Requirement: Filter for the word "this" and keep each matching line.

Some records

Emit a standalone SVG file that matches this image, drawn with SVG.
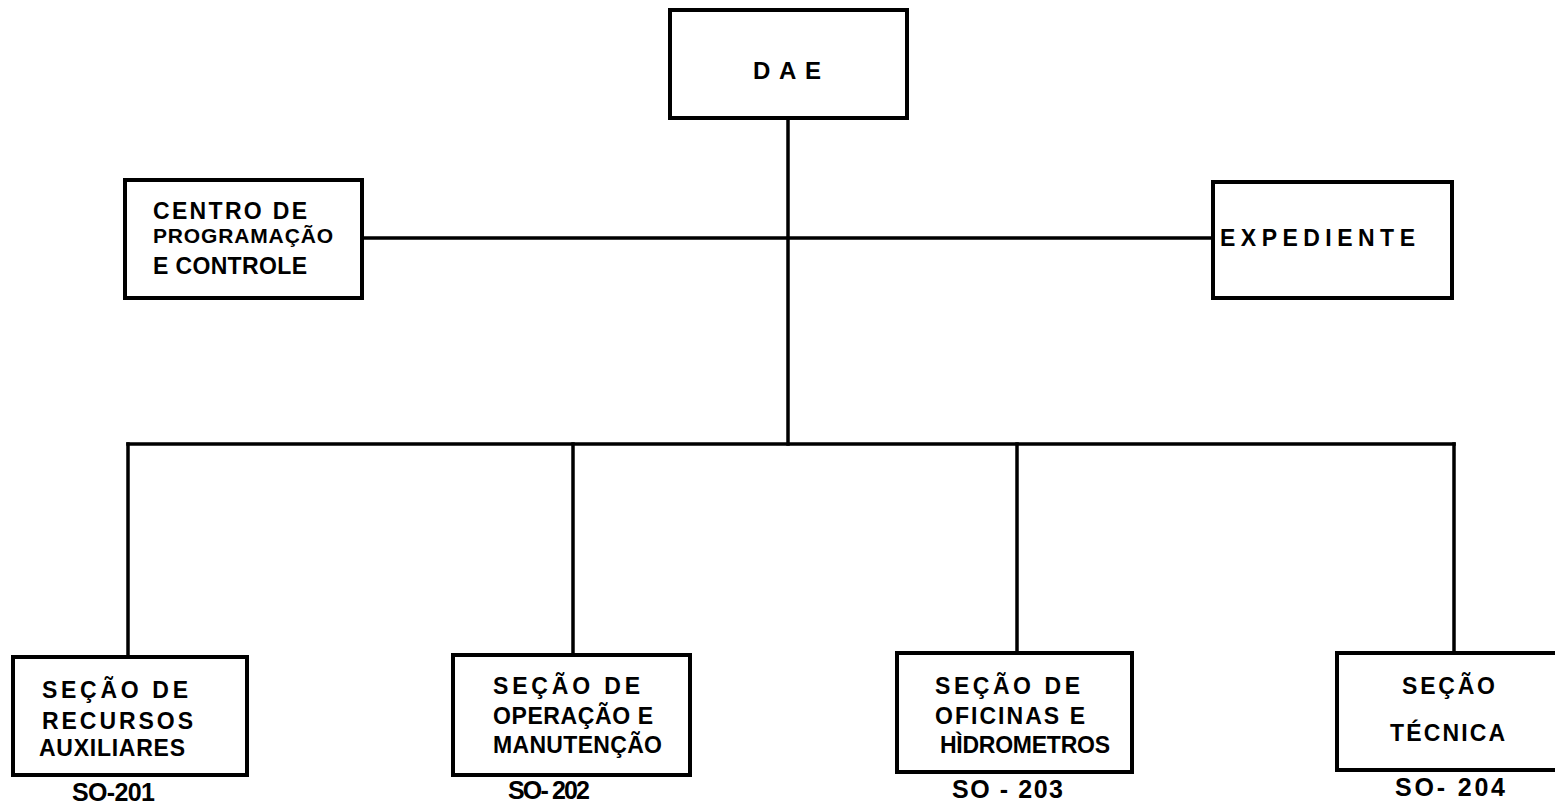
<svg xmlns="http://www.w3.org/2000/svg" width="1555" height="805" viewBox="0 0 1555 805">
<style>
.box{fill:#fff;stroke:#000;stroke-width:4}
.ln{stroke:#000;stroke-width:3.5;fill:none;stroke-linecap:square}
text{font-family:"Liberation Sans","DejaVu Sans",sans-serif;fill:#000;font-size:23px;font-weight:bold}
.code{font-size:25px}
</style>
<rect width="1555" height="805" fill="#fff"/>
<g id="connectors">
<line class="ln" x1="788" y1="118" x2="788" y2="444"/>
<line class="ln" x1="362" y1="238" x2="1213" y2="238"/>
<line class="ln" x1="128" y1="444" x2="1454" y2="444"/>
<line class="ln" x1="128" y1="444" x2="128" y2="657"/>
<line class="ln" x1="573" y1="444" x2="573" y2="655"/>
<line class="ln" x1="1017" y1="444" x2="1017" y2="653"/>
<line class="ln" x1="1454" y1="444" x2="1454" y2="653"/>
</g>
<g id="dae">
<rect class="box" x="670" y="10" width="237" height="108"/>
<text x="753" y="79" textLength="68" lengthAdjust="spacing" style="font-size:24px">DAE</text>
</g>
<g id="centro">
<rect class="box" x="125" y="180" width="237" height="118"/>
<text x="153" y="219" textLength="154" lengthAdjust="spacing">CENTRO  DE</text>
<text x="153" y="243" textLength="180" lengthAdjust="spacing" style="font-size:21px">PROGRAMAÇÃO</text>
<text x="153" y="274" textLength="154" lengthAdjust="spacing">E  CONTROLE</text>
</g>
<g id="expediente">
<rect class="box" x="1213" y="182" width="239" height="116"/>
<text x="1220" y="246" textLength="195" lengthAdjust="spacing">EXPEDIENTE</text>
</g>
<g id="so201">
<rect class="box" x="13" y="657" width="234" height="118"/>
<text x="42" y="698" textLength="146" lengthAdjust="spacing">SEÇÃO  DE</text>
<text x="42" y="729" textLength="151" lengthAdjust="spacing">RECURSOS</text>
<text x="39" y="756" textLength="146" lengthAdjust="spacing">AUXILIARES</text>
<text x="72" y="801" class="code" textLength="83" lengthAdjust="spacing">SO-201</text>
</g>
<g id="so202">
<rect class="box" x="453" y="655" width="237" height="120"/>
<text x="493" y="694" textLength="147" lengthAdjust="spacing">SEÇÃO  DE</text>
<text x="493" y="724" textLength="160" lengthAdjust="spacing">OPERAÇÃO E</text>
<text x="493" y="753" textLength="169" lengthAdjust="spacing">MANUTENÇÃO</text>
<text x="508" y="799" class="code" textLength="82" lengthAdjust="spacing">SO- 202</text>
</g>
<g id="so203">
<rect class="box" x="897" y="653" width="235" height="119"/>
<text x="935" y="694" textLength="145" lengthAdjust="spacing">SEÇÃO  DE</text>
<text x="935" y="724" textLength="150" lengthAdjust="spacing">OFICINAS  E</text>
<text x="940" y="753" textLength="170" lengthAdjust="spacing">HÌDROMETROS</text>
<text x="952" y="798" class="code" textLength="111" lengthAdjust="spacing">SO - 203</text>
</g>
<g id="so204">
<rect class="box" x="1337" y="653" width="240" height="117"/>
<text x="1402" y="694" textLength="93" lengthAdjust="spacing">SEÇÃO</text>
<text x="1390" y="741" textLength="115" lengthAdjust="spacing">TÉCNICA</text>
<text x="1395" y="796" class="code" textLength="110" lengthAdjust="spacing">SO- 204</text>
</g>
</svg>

...

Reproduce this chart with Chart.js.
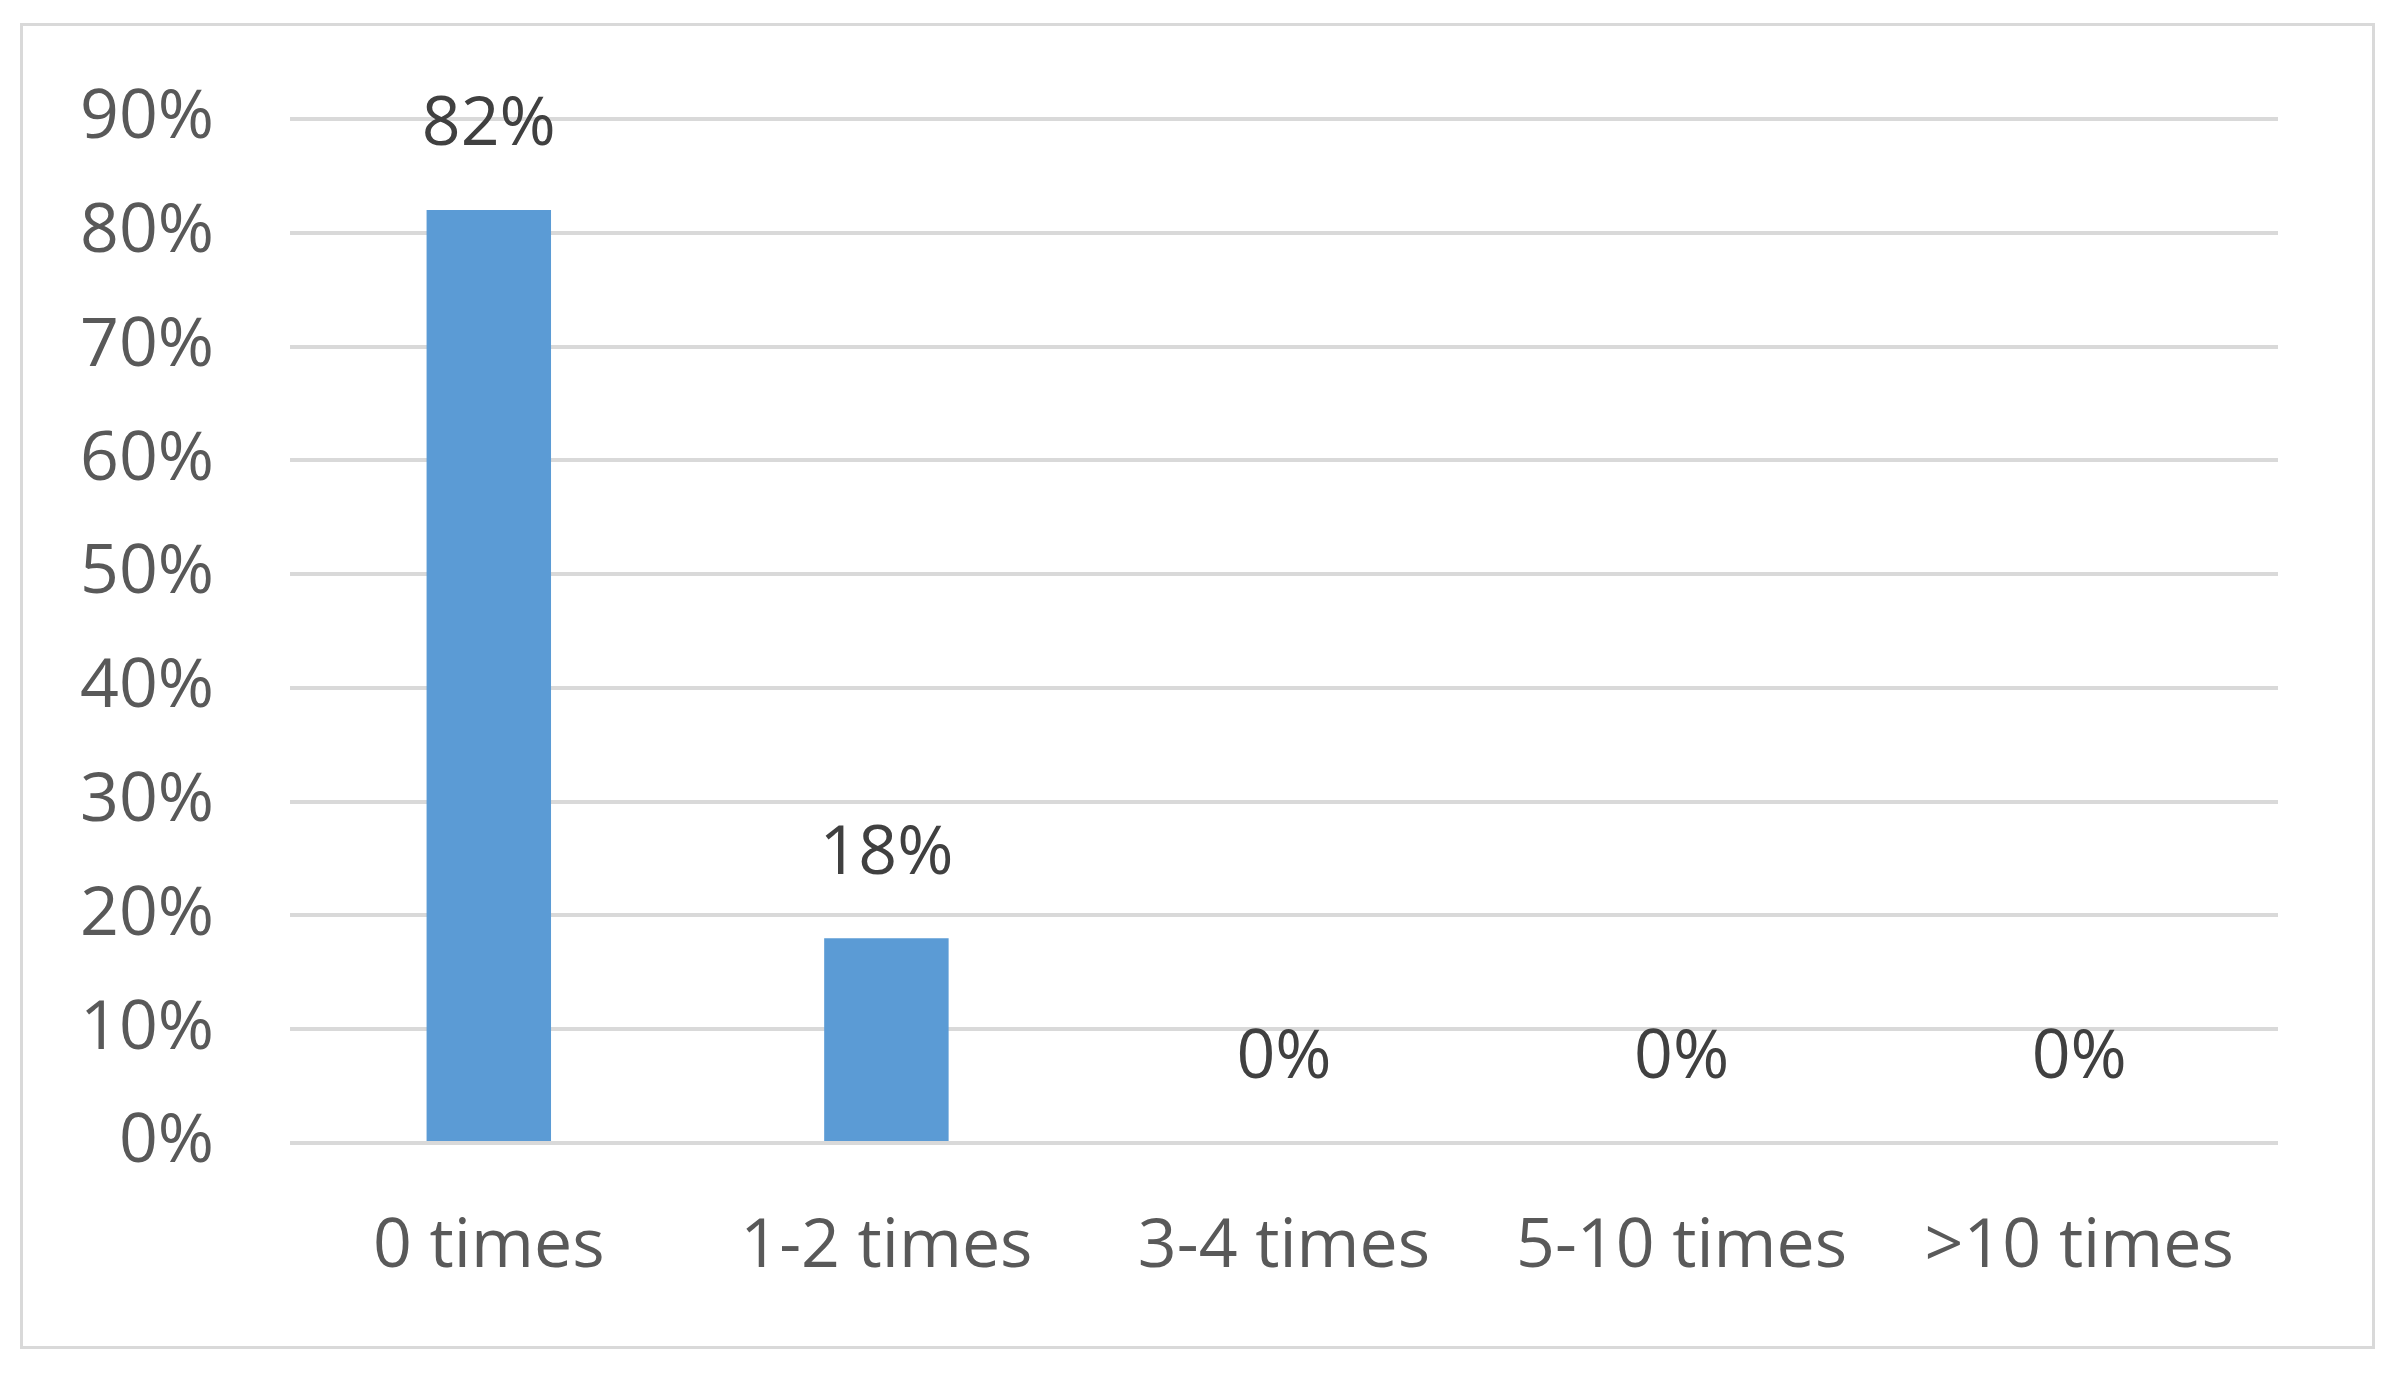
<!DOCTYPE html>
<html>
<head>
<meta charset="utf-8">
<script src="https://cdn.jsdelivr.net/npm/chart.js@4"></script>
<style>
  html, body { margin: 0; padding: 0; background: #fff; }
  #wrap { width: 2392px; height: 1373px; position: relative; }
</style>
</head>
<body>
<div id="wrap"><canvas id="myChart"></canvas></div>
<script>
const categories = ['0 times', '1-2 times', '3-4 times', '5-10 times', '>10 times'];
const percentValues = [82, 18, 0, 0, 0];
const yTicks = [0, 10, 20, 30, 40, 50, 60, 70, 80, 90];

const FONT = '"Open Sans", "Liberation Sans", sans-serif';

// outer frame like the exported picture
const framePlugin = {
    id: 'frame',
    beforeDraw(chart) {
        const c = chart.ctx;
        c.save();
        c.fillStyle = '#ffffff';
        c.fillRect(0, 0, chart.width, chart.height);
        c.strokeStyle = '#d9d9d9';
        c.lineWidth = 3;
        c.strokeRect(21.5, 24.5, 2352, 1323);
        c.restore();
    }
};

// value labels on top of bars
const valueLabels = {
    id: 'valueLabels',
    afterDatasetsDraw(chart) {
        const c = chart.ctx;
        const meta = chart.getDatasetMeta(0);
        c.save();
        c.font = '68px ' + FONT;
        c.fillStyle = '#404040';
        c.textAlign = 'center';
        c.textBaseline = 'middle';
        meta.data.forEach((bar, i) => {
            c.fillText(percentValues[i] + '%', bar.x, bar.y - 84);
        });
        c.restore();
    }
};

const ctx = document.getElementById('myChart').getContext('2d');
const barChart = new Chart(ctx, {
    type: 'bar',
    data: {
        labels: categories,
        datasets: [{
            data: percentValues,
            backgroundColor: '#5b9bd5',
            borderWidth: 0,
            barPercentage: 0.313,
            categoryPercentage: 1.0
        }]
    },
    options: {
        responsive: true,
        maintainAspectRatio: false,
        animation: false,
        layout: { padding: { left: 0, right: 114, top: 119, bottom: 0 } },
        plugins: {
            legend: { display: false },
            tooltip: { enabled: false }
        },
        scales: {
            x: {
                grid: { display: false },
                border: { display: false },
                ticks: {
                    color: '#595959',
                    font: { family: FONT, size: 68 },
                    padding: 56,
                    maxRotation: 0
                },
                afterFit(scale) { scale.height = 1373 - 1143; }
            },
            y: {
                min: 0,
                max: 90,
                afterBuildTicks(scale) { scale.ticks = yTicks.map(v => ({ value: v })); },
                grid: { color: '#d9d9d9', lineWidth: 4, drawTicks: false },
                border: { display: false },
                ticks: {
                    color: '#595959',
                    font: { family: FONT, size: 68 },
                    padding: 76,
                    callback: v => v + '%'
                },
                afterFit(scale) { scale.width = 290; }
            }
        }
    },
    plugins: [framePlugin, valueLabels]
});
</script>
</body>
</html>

Expected answer:
Emit a standalone SVG file that matches this image, drawn with SVG.
Reproduce this chart with Chart.js.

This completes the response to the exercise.